Requiring employees to take annual leave
In relation to employees who are award or agreement free, the legal position is clear. Section 94 (5) of the Fair Work Act provides that “An employer may require an award/agreement free employee to take a period of paid annual leave, but only if the requirement is reasonable.” The note to that sub section then cites two possible situations where requiring an employee to take annual leave may be reasonable – ie annual shut down and where “the employee has accrued an excessive amount of paid leave.”

With employees who are covered by modern awards or enterprise agreements, the situation is a little more complex. Under section 93 (3) of the Fair Work Act a modern award or enterprise agreement may include terms requiring an employee, or allowing for an employee to be required, to take paid annual leave “in particular circumstances” – “but only if the requirement is reasonable.” “Particular circumstances” are not identified or defined.

Modern awards do not tend to have provisions of this type, nor do most enterprise agreements.

In the absence of an award or agreement provision for this type of employee, can the employer require an employee to take part of his or her accumulated leave? Section 88 (1) of the Act provides that paid annual leave “may be taken for a period agreed between an employee and his or her employee.” This provision does not, in the writer’s view, clearly prescribe that an employee cannot be forced to take leave without his or her consent.

But in any event, whatever might be the strict legal position in terms of requiring any particular employee to take leave, the practical answer is for the employer to have a clear and ambiguous policy about this matter, and to enforce it.  Depending on the circumstances of the employer concerned, such a policy could deal with:

(i) how much annual leave is allowed to be accumulated before arrangements have to be made for leave to be taken;
(ii) what are the arrangements that will apply  to the taking of such leave (ie how much leave has to be taken, by when it must be taken, whether it may be taken in separate portions etc);
(iii) what if any exemptions there are from the requirement to take such leave.

Such a policy could and preferably should be included in an enterprise award or in individual contracts.

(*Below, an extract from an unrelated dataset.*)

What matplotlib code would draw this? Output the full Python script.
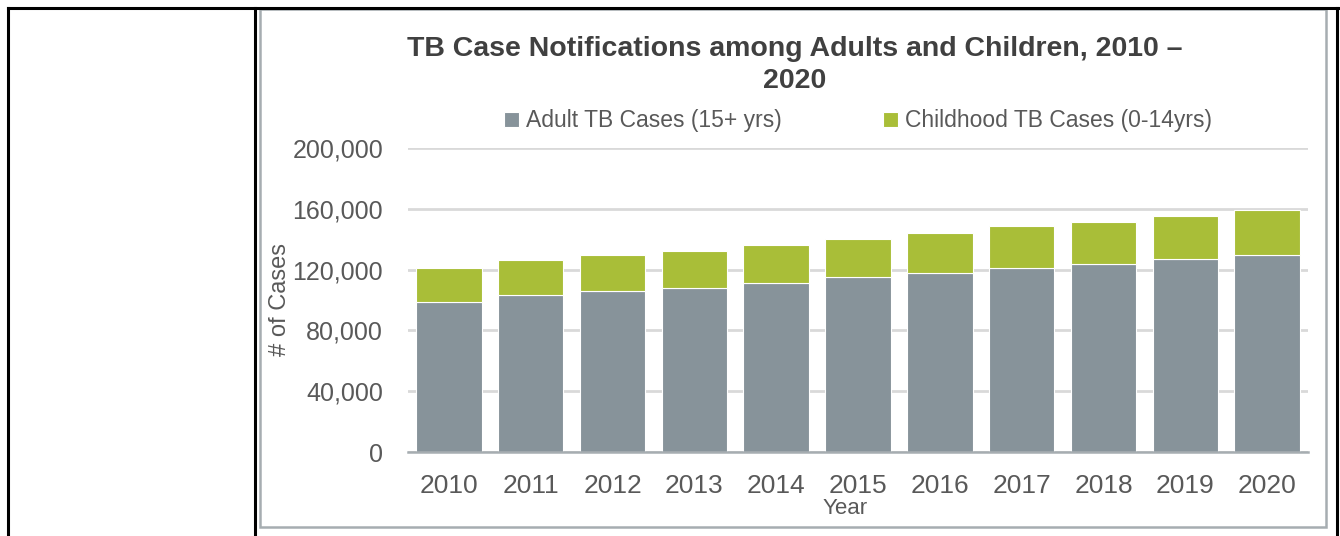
import matplotlib
matplotlib.use("Agg")
import matplotlib.pyplot as plt
import matplotlib.patches as mpatches
from matplotlib.lines import Line2D
import numpy as np

# ---- data ----
years = ["2010", "2011", "2012", "2013", "2014", "2015", "2016", "2017", "2018", "2019", "2020"]
adult_cases = [99000, 103000, 106000, 108000, 111500, 115000, 118000, 121000, 124000, 126800, 129800]
child_cases = [22000, 23000, 23700, 24400, 25000, 25000, 26000, 27700, 27400, 28500, 29200]

ADULT_COLOR = "#87939A"
CHILD_COLOR = "#A9BE38"
TEXT_COLOR = "#595959"

plt.rcParams['font.family'] = ['Liberation Sans', 'DejaVu Sans']

fig = plt.figure(figsize=(13.4, 5.36), dpi=100)

# table-like frame around the chart
W, H = 1340, 536
def fx(px):
    return px / W
def fy(py):
    return 1 - py / H

fig.add_artist(Line2D([fx(8), fx(1338)], [fy(8), fy(8)], color="black", lw=2.2, transform=fig.transFigure))
fig.add_artist(Line2D([fx(8), fx(8)], [fy(8), fy(536)], color="black", lw=2.2, transform=fig.transFigure))
fig.add_artist(Line2D([fx(255), fx(255)], [fy(8), fy(536)], color="black", lw=2.2, transform=fig.transFigure))
fig.add_artist(Line2D([fx(1337), fx(1337)], [fy(8), fy(536)], color="black", lw=2.2, transform=fig.transFigure))
fig.add_artist(mpatches.Rectangle((fx(260), fy(527)), fx(1326) - fx(260), fy(9) - fy(527),
                                  fill=False, edgecolor="#A6ADB1", lw=1.8, transform=fig.transFigure))

ax = fig.add_axes([fx(408), fy(452), fx(1308) - fx(408), fy(148) - fy(452)])

x = np.arange(len(years))
ax.bar(x, adult_cases, width=0.8, color=ADULT_COLOR, edgecolor="white", linewidth=0.8,
       label="Adult TB Cases (15+ yrs)", zorder=3)
ax.bar(x, child_cases, width=0.8, bottom=adult_cases, color=CHILD_COLOR, edgecolor="white",
       linewidth=0.8, label="Childhood TB Cases (0-14yrs)", zorder=3)

ax.set_xlim(-0.5, len(years) - 0.5)
ax.set_ylim(0, 200000)
ax.set_yticks(range(0, 200001, 40000))
ax.set_yticklabels([f"{v:,}" for v in range(0, 200001, 40000)])
ax.set_xticks(x)
ax.set_xticklabels(years)

ax.grid(axis="y", color="#D9D9D9", lw=2, zorder=0)
for s in ["top", "right", "left"]:
    ax.spines[s].set_visible(False)
ax.spines["bottom"].set_color("#A6ADB1")
ax.spines["bottom"].set_linewidth(1.8)
ax.spines["bottom"].set_zorder(4)

ax.tick_params(axis="y", length=0, pad=18, labelsize=18, labelcolor=TEXT_COLOR)
ax.tick_params(axis="x", length=0, pad=16, labelsize=19, labelcolor=TEXT_COLOR)

fig.text(fx(280), fy(300), "# of Cases", rotation=90, ha="center", va="center",
         fontsize=17, color=TEXT_COLOR)
fig.text(fx(845), fy(508), "Year", ha="center", va="center", fontsize=16, color=TEXT_COLOR)

fig.text(fx(795), fy(65), "TB Case Notifications among Adults and Children, 2010 –\n2020",
         ha="center", va="center", fontsize=20.5, fontweight="bold", color="#404040",
         linespacing=1.3)

ax.legend(loc="center", bbox_to_anchor=(fx(858), fy(121)), bbox_transform=fig.transFigure,
          ncol=2, frameon=False, fontsize=16.5, labelcolor=TEXT_COLOR,
          handlelength=0.65, handleheight=0.65, handletextpad=0.3, columnspacing=4.4,
          borderpad=0, borderaxespad=0)

fig.savefig("out.png", dpi=100)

But equally important in this regard is making sure that the policy is actually implemented – ie enforced in a consistent and (of course) fair fashion.  A policy is useless unless the employer uses it and ensures people abide by it.
The policy underlying annual leave entitlements are clear – employees should take at least one annual paid break from work, in their interests and that of their employer. Employers have to accept that employee should be taking their leave, and that they should act to prevent a culture developing where employees do not take or avoid taking annual leave, resulting in a long term financial burden for the employer.

A note about long service leave accruals
As mentioned earlier, employers can also be troubled by substantial long service leave accruals amongst its employees. This subject would be deserving of a separate article, but there are some observations that can be usefully made about this subject in this context.

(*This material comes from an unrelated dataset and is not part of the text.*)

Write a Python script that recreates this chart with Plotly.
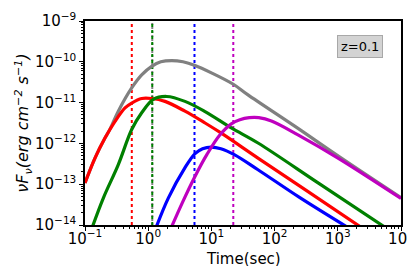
import numpy as np
import plotly.graph_objects as go

# --- data (log10 of time in s, log10 of nuF_nu in erg cm^-2 s^-1) ---
gray_logt = [-1.0, -0.842, -0.684, -0.604, -0.473, -0.261, -0.103, 0.055, 0.2, 0.372, 0.55, 0.741,
             1.0, 1.347, 1.579, 2.312, 3.056, 4.0]
gray_logf = [-12.97, -12.36, -11.87, -11.65, -11.21, -10.64, -10.32, -10.11, -10.0, -9.97, -10.0, -10.09,
             -10.27, -10.55, -10.81, -11.57, -12.36, -13.33]

red_logt = [-1.0, -0.842, -0.684, -0.525, -0.367, -0.261, -0.103, 0.055, 0.266, 0.582, 0.9, 1.157,
            1.737, 2.5, 3.40]
red_logf = [-12.97, -12.36, -11.87, -11.46, -11.13, -11.01, -10.90, -10.90, -10.97, -11.21, -11.50,
            -11.75, -12.36, -13.15, -14.09]

green_logt = [-0.90, -0.71, -0.473, -0.261, -0.103, 0.081, 0.293, 0.582, 0.9, 1.315, 1.737, 2.7, 3.78]
green_logf = [-14.12, -13.34, -12.52, -11.66, -11.25, -10.92, -10.85, -10.97, -11.22, -11.62, -11.99,
              -12.98, -14.09]

blue_logt = [0.12, 0.318, 0.58, 0.741, 0.86, 0.998, 1.15, 1.369, 1.737, 2.4, 3.19]
blue_logf = [-14.08, -13.34, -12.60, -12.25, -12.13, -12.09, -12.13, -12.28, -12.645, -13.33, -14.09]

magenta_logt = [0.36, 0.55, 0.74, 0.93, 1.13, 1.315, 1.45, 1.6, 1.75, 1.95, 2.37, 3.003, 4.0]
magenta_logf = [-14.08, -13.42, -12.81, -12.27, -11.80, -11.52, -11.42, -11.37, -11.37,
                -11.45, -11.79, -12.36, -13.35]

# vertical dotted markers (time in s)
vline_times = [0.55, 1.16, 1.16, 5.4, 22.2]
vline_colors = ["red", "gray", "green", "blue", "#bf00bf"]

x_tick_exps = [-1, 0, 1, 2, 3, 4]
y_tick_exps = [-14, -13, -12, -11, -10, -9]


def sup(e):
    return "10<sup>" + (str(e).replace("-", "\u2212")) + "</sup>"


x_tick_labels = [sup(e) for e in x_tick_exps]
y_tick_labels = [sup(e) for e in y_tick_exps]

fig = go.Figure()

for t, c in zip(vline_times, vline_colors):
    fig.add_trace(go.Scatter(
        x=[t, t], y=[1e-14, 1e-9], mode="lines",
        line=dict(color=c, width=2, dash="dot" if c != "gray" else "2px,2px"),
        showlegend=False, hoverinfo="skip"))

series = [
    (gray_logt, gray_logf, "gray"),
    (red_logt, red_logf, "red"),
    (green_logt, green_logf, "green"),
    (blue_logt, blue_logf, "blue"),
    (magenta_logt, magenta_logf, "#bf00bf"),
]
for lt, lf, c in series:
    fig.add_trace(go.Scatter(
        x=10 ** np.array(lt), y=10 ** np.array(lf), mode="lines",
        line=dict(color=c, width=3.2, shape="spline", smoothing=1.0),
        showlegend=False))

minor_x = [m * 10.0 ** e for e in range(-1, 4) for m in range(2, 10)]
minor_y = [m * 10.0 ** e for e in range(-14, -9) for m in range(2, 10)]

font = "DejaVu Sans"
fig.update_layout(
    width=415, height=266,
    margin=dict(l=77, r=22, t=13, b=49),
    paper_bgcolor="white", plot_bgcolor="white",
    font=dict(family=font, size=15, color="black"),
    xaxis=dict(
        type="log", range=[-1, 4], automargin=False,
        tickmode="array", tickvals=[10.0 ** e for e in x_tick_exps], ticktext=x_tick_labels,
        ticks="outside", ticklen=4, tickwidth=1, tickcolor="black",
        minor=dict(tickmode="array", tickvals=minor_x, ticks="outside", ticklen=2, tickcolor="black"),
        showgrid=False, zeroline=False, ticklabeloverflow="allow", ticklabelstandoff=-5,
        showline=True, linecolor="black", linewidth=1.5, mirror=True,
        tickfont=dict(size=15),
    ),
    yaxis=dict(
        type="log", range=[-14, -9], automargin=False,
        tickmode="array", tickvals=[10.0 ** e for e in y_tick_exps], ticktext=y_tick_labels,
        ticks="outside", ticklen=4, tickwidth=1, tickcolor="black",
        minor=dict(tickmode="array", tickvals=minor_y, ticks="outside", ticklen=2, tickcolor="black"),
        showgrid=False, zeroline=False, ticklabeloverflow="allow",
        showline=True, linecolor="black", linewidth=1.5, mirror=True,
        tickfont=dict(size=15),
        title=dict(text="<i>\u03bdF<sub>\u03bd</sub>(erg cm<sup>\u22122</sup> s<sup>\u22121</sup>)</i>",
                   font=dict(size=16), standoff=2),
    ),
    annotations=[
        dict(
            text="z=0.1", xref="paper", yref="paper", x=0.943, y=0.931,
            xanchor="right", yanchor="top", showarrow=False,
            font=dict(size=13, color="black"),
            bgcolor="#d3d3d3", bordercolor="#a8a8a8", borderwidth=1, borderpad=3,
        ),
        dict(
            text="Time(sec)", xref="paper", yref="paper", x=0.5, y=-0.165,
            xanchor="center", yanchor="middle", showarrow=False,
            font=dict(size=15, color="black"),
        ),
    ],
)

fig.write_html("out.html")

(a) Generally speaking, employers have the legal right to direct an employee to take accumulated long service leave – see for example sub sections 4 (3) and (10) of the Long Service Leave Act 1955 (NSW) and sub sections 66 (2) and (3) of the Long Service Leave Act 1992 (Vic);
(b) Employers and employees can agree to split the amount of leave into a number of portions – see sub section 4 (3) (b) of the NSW Act and subsection 67 (2) of the Victorian Act, so there is clearly flexibility to allow long service leave accumulations to be eradicated or brought down to reasonable proportions;
(c) As with annual leave accumulations, employers need to give attention to managing employees’ long service leave accumulations, and in that regard regular monitoring is necessary.